I’ve always loved the first essay: Mrs. Miniver Comes Home best: turning the key in the familiar latch, arranging flowers in a vase, settling down to tea and library books in the drawing room.
The clock on the mantelpiece chimed, very softly and precisely, five times. A tug hooted from the river. A sudden breeze brought the sharp tang of a bonfire in at the window.
And Mrs. Miniver, with a little sigh of contentment, rang for tea.
Weekends are spent at Starlings, their house in the country; Mrs. Miniver buys fireworks, goes Christmas shopping and treats herself to a green lizard engagement diary. They queue for gas masks at the Town Hall and life goes on.

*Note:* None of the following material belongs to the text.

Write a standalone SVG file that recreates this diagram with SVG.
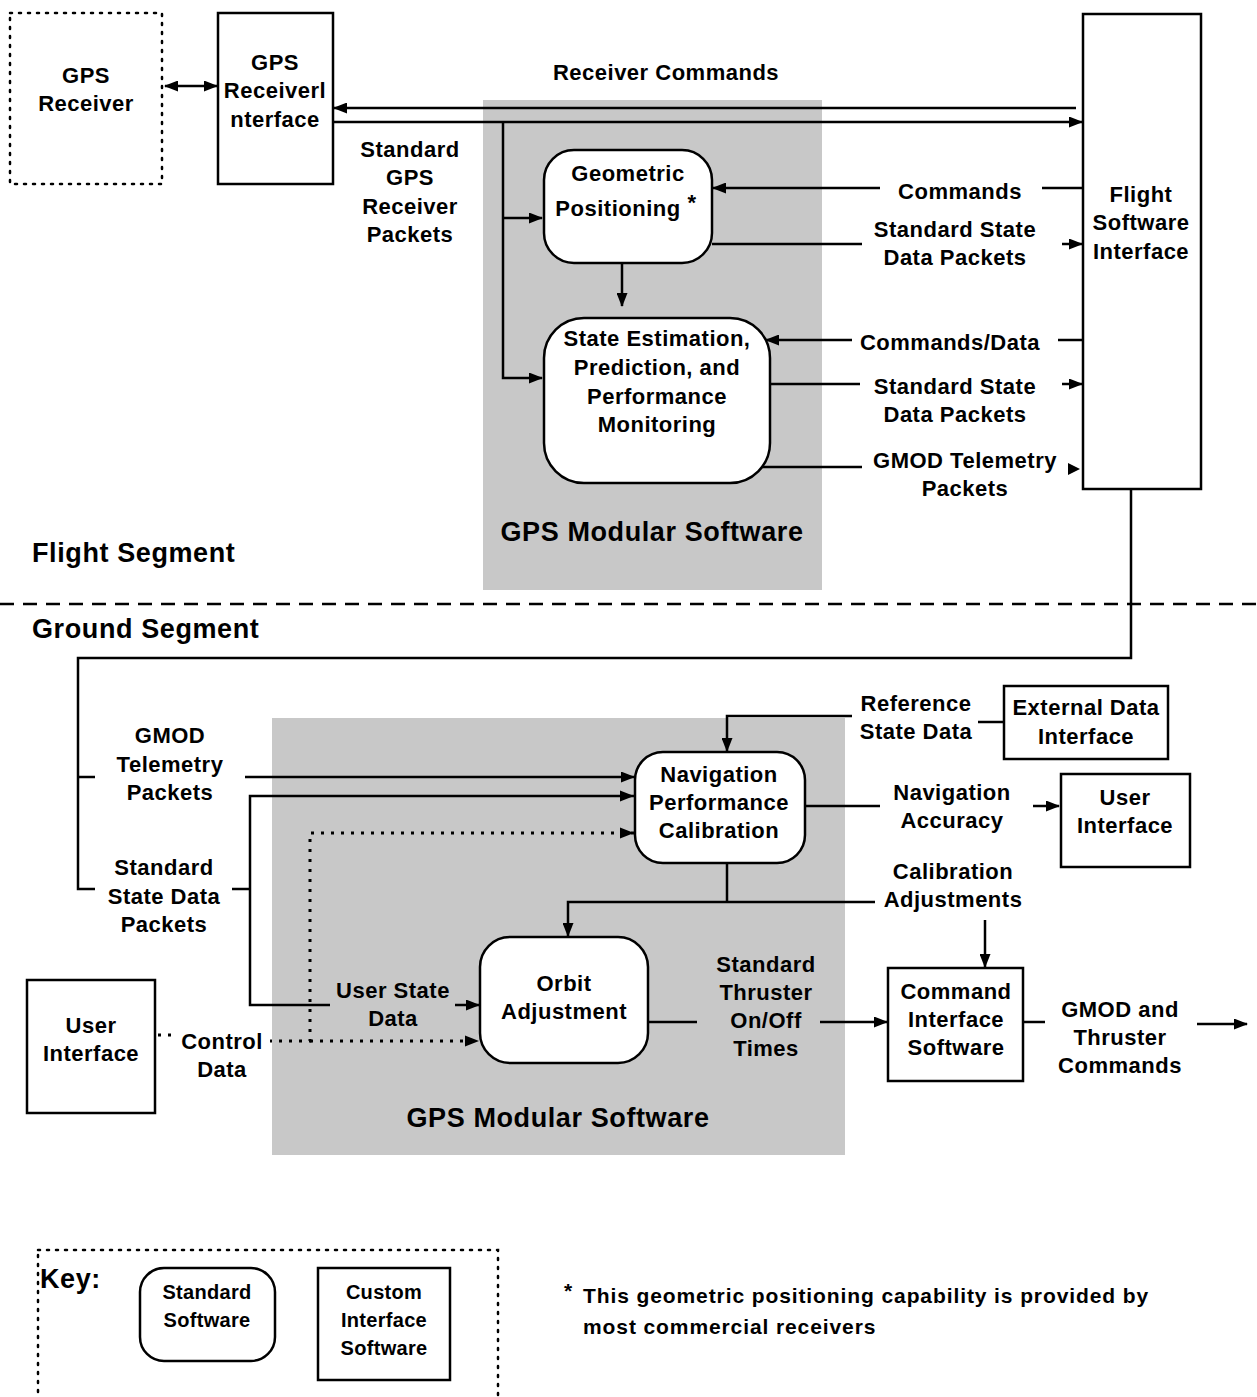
<svg xmlns="http://www.w3.org/2000/svg" width="1257" height="1397" viewBox="0 0 1257 1397">
<style>
text{font-family:"Liberation Sans",Arial,sans-serif;font-weight:bold;fill:#000;text-anchor:middle;}
.t{font-size:22px;letter-spacing:0.5px;}
.big{font-size:27px;letter-spacing:0.6px;}
.sm{font-size:20px;letter-spacing:0.3px;}
.fn{font-size:21px;letter-spacing:0.9px;}
.box{fill:#fff;stroke:#000;stroke-width:2.5;}
.dotbox{fill:none;stroke:#000;stroke-width:2.5;stroke-dasharray:2 7;stroke-linecap:round;}
.ln{fill:none;stroke:#000;stroke-width:2.5;}
.dl{fill:none;stroke:#000;stroke-width:3;stroke-dasharray:3 7;}
.shade{fill:#c8c8c8;}
</style>
<defs>
<marker id="ah" viewBox="0 0 14 11" refX="13" refY="5.5" markerWidth="14" markerHeight="11" markerUnits="userSpaceOnUse" orient="auto-start-reverse">
<path d="M0,0 L14,5.5 L0,11 Z" fill="#000"/>
</marker>
</defs>
<rect width="1257" height="1397" fill="#fff"/>

<!-- shaded regions -->
<rect class="shade" x="483" y="100" width="339" height="490"/>
<rect class="shade" x="272" y="718" width="573" height="437"/>
<text class="big" x="652" y="541">GPS Modular Software</text>
<text class="big" x="558" y="1127">GPS Modular Software</text>

<!-- segment labels -->
<text class="big" x="32" y="562" style="text-anchor:start">Flight Segment</text>
<line x1="0" y1="604" x2="1257" y2="604" stroke="#000" stroke-width="2.5" stroke-dasharray="14 9"/>
<text class="big" x="32" y="638" style="text-anchor:start">Ground Segment</text>

<g id="connectors">
<line class="ln" x1="165" y1="86" x2="217" y2="86" marker-start="url(#ah)" marker-end="url(#ah)"/>
<line class="ln" x1="1076" y1="108" x2="334" y2="108" marker-end="url(#ah)"/>
<line class="ln" x1="334" y1="122" x2="1082" y2="122" marker-end="url(#ah)"/>
<polyline class="ln" points="503,122 503,378 542,378" marker-end="url(#ah)"/>
<line class="ln" x1="503" y1="218" x2="542" y2="218" marker-end="url(#ah)"/>
<line class="ln" x1="1042" y1="188" x2="1083" y2="188"/>
<line class="ln" x1="880" y1="188" x2="713" y2="188" marker-end="url(#ah)"/>
<line class="ln" x1="712" y1="244" x2="862" y2="244"/>
<line class="ln" x1="1062" y1="244" x2="1082" y2="244" marker-end="url(#ah)"/>
<line class="ln" x1="622" y1="264" x2="622" y2="306" marker-end="url(#ah)"/>
<line class="ln" x1="1058" y1="340" x2="1083" y2="340"/>
<line class="ln" x1="852" y1="340" x2="766" y2="340" marker-end="url(#ah)"/>
<line class="ln" x1="770" y1="384" x2="860" y2="384"/>
<line class="ln" x1="1062" y1="384" x2="1082" y2="384" marker-end="url(#ah)"/>
<line class="ln" x1="758" y1="467" x2="862" y2="467"/>
<path d="M1068,463 L1080,469 L1068,475 Z" fill="#000"/>
<polyline class="ln" points="1131,489 1131,658 78,658 78,889 95,889"/>
<line class="ln" x1="78" y1="777" x2="95" y2="777"/>
<line class="ln" x1="245" y1="777" x2="634" y2="777" marker-end="url(#ah)"/>
<line class="ln" x1="232" y1="889" x2="250" y2="889"/>
<polyline class="ln" points="634,796 250,796 250,1005 330,1005"/>
<path d="M620,790.5 L634,796 L620,801.5 Z" fill="#000"/>
<line class="ln" x1="455" y1="1005" x2="479" y2="1005" marker-end="url(#ah)"/>
<line class="dl" x1="158" y1="1035" x2="172" y2="1035"/>
<polyline class="dl" points="634,833 310,833 310,1041 270,1041"/>
<line class="dl" x1="310" y1="1041" x2="479" y2="1041"/>
<path d="M620,827.5 L634,833 L620,838.5 Z" fill="#000"/>
<path d="M465,1035.5 L479,1041 L465,1046.5 Z" fill="#000"/>
<line class="ln" x1="978" y1="722" x2="1004" y2="722"/>
<polyline class="ln" points="852,716 727,716 727,751" marker-end="url(#ah)"/>
<line class="ln" x1="805" y1="806" x2="880" y2="806"/>
<line class="ln" x1="1033" y1="806" x2="1059" y2="806" marker-end="url(#ah)"/>
<polyline class="ln" points="727,863 727,902"/>
<polyline class="ln" points="875,902 568,902 568,936" marker-end="url(#ah)"/>
<line class="ln" x1="985" y1="920" x2="985" y2="967" marker-end="url(#ah)"/>
<line class="ln" x1="649" y1="1022" x2="697" y2="1022"/>
<line class="ln" x1="820" y1="1022" x2="887" y2="1022" marker-end="url(#ah)"/>
<line class="ln" x1="1023" y1="1022" x2="1045" y2="1022"/>
<line class="ln" x1="1197" y1="1024" x2="1247" y2="1024" marker-end="url(#ah)"/>
</g>

<g id="labels">
<text class="t" x="666" y="80">Receiver Commands</text>
<text class="t" x="410" y="157">Standard</text>
<text class="t" x="410" y="185">GPS</text>
<text class="t" x="410" y="214">Receiver</text>
<text class="t" x="410" y="242">Packets</text>
<text class="t" x="960" y="199">Commands</text>
<text class="t" x="955" y="237">Standard State</text>
<text class="t" x="955" y="265">Data Packets</text>
<text class="t" x="950" y="350">Commands/Data</text>
<text class="t" x="955" y="394">Standard State</text>
<text class="t" x="955" y="422">Data Packets</text>
<text class="t" x="965" y="468">GMOD Telemetry</text>
<text class="t" x="965" y="496">Packets</text>
<text class="t" x="170" y="743">GMOD</text>
<text class="t" x="170" y="772">Telemetry</text>
<text class="t" x="170" y="800">Packets</text>
<text class="t" x="164" y="875">Standard</text>
<text class="t" x="164" y="904">State Data</text>
<text class="t" x="164" y="932">Packets</text>
<text class="t" x="393" y="998">User State</text>
<text class="t" x="393" y="1026">Data</text>
<text class="t" x="222" y="1049">Control</text>
<text class="t" x="222" y="1077">Data</text>
<text class="t" x="916" y="711">Reference</text>
<text class="t" x="916" y="739">State Data</text>
<text class="t" x="952" y="800">Navigation</text>
<text class="t" x="952" y="828">Accuracy</text>
<text class="t" x="953" y="879">Calibration</text>
<text class="t" x="953" y="907">Adjustments</text>
<text class="t" x="766" y="972">Standard</text>
<text class="t" x="766" y="1000">Thruster</text>
<text class="t" x="766" y="1028">On/Off</text>
<text class="t" x="766" y="1056">Times</text>
<text class="t" x="1120" y="1017">GMOD and</text>
<text class="t" x="1120" y="1045">Thruster</text>
<text class="t" x="1120" y="1073">Commands</text>
</g>

<g id="gps-receiver">
<rect class="dotbox" x="10" y="13" width="152" height="171"/>
<text class="t" x="86" y="83">GPS</text>
<text class="t" x="86" y="111">Receiver</text>
</g>
<g id="gps-receiver-interface">
<rect class="box" x="218" y="13" width="115" height="171"/>
<text class="t" x="275" y="70">GPS</text>
<text class="t" x="275" y="98">Receiverl</text>
<text class="t" x="275" y="127">nterface</text>
</g>
<g id="geometric-positioning">
<rect class="box" x="544" y="150" width="168" height="113" rx="30"/>
<text class="t" x="628" y="181">Geometric</text>
<text class="t" x="618" y="216">Positioning</text>
<text class="t" x="692" y="210">*</text>
</g>
<g id="state-estimation">
<rect class="box" x="544" y="318" width="226" height="165" rx="40"/>
<text class="t" x="657" y="346">State Estimation,</text>
<text class="t" x="657" y="375">Prediction, and</text>
<text class="t" x="657" y="404">Performance</text>
<text class="t" x="657" y="432">Monitoring</text>
</g>
<g id="flight-software-interface">
<rect class="box" x="1083" y="14" width="118" height="475"/>
<text class="t" x="1141" y="202">Flight</text>
<text class="t" x="1141" y="230">Software</text>
<text class="t" x="1141" y="259">Interface</text>
</g>
<g id="nav-performance-calibration">
<rect class="box" x="635" y="752" width="170" height="111" rx="28"/>
<text class="t" x="719" y="782">Navigation</text>
<text class="t" x="719" y="810">Performance</text>
<text class="t" x="719" y="838">Calibration</text>
</g>
<g id="external-data-interface">
<rect class="box" x="1004" y="686" width="164" height="73"/>
<text class="t" x="1086" y="715">External Data</text>
<text class="t" x="1086" y="744">Interface</text>
</g>
<g id="user-interface-right">
<rect class="box" x="1061" y="774" width="129" height="93"/>
<text class="t" x="1125" y="805">User</text>
<text class="t" x="1125" y="833">Interface</text>
</g>
<g id="orbit-adjustment">
<rect class="box" x="480" y="937" width="168" height="126" rx="30"/>
<text class="t" x="564" y="991">Orbit</text>
<text class="t" x="564" y="1019">Adjustment</text>
</g>
<g id="command-interface-software">
<rect class="box" x="888" y="968" width="135" height="113"/>
<text class="t" x="956" y="999">Command</text>
<text class="t" x="956" y="1027">Interface</text>
<text class="t" x="956" y="1055">Software</text>
</g>
<g id="user-interface-left">
<rect class="box" x="27" y="980" width="128" height="133"/>
<text class="t" x="91" y="1033">User</text>
<text class="t" x="91" y="1061">Interface</text>
</g>

<g id="key">
<rect class="dotbox" x="38" y="1250" width="460" height="160"/>
<text class="big" x="40" y="1288" style="text-anchor:start">Key:</text>
<rect class="box" x="140" y="1268" width="135" height="93" rx="24"/>
<text class="sm" x="207" y="1299">Standard</text>
<text class="sm" x="207" y="1327">Software</text>
<rect class="box" x="318" y="1268" width="132" height="112"/>
<text class="sm" x="384" y="1299">Custom</text>
<text class="sm" x="384" y="1327">Interface</text>
<text class="sm" x="384" y="1355">Software</text>
</g>
<g id="footnote">
<text class="fn" x="564" y="1298" style="text-anchor:start">*</text>
<text class="fn" x="583" y="1303" style="text-anchor:start">This geometric positioning capability is provided by</text>
<text class="fn" x="583" y="1334" style="text-anchor:start">most commercial receivers</text>
</g>
</svg>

As indeed it must.
One is what one remembers: no more, no less.
Caroline Miniver comes into her own in four letters written to a friend , published in The Times in the autumn of 1939:
She observes people carrying gas masks with panache. You might think, walking around London, everybody was going off to a picnic with a box of special food.
Another noticeable thing is the way people are taking advantage of the wide sandbag ledges to sit comfortably in the sun and eat their lunch.
She describes the war-time concert at the National Gallery:
Everything she played seemed to have a double loveliness, as though she had managed to distil into it all the beauty of the pictures that were missing from the walls. It was quite unforgettable.
She recalls a quotation from a friend 'when it looked as if we were going to get no plays, films, pictures, music at all'. "We must live on stored beauty like a squirrel on nuts."
Mrs Miniver is an inspiration to us all.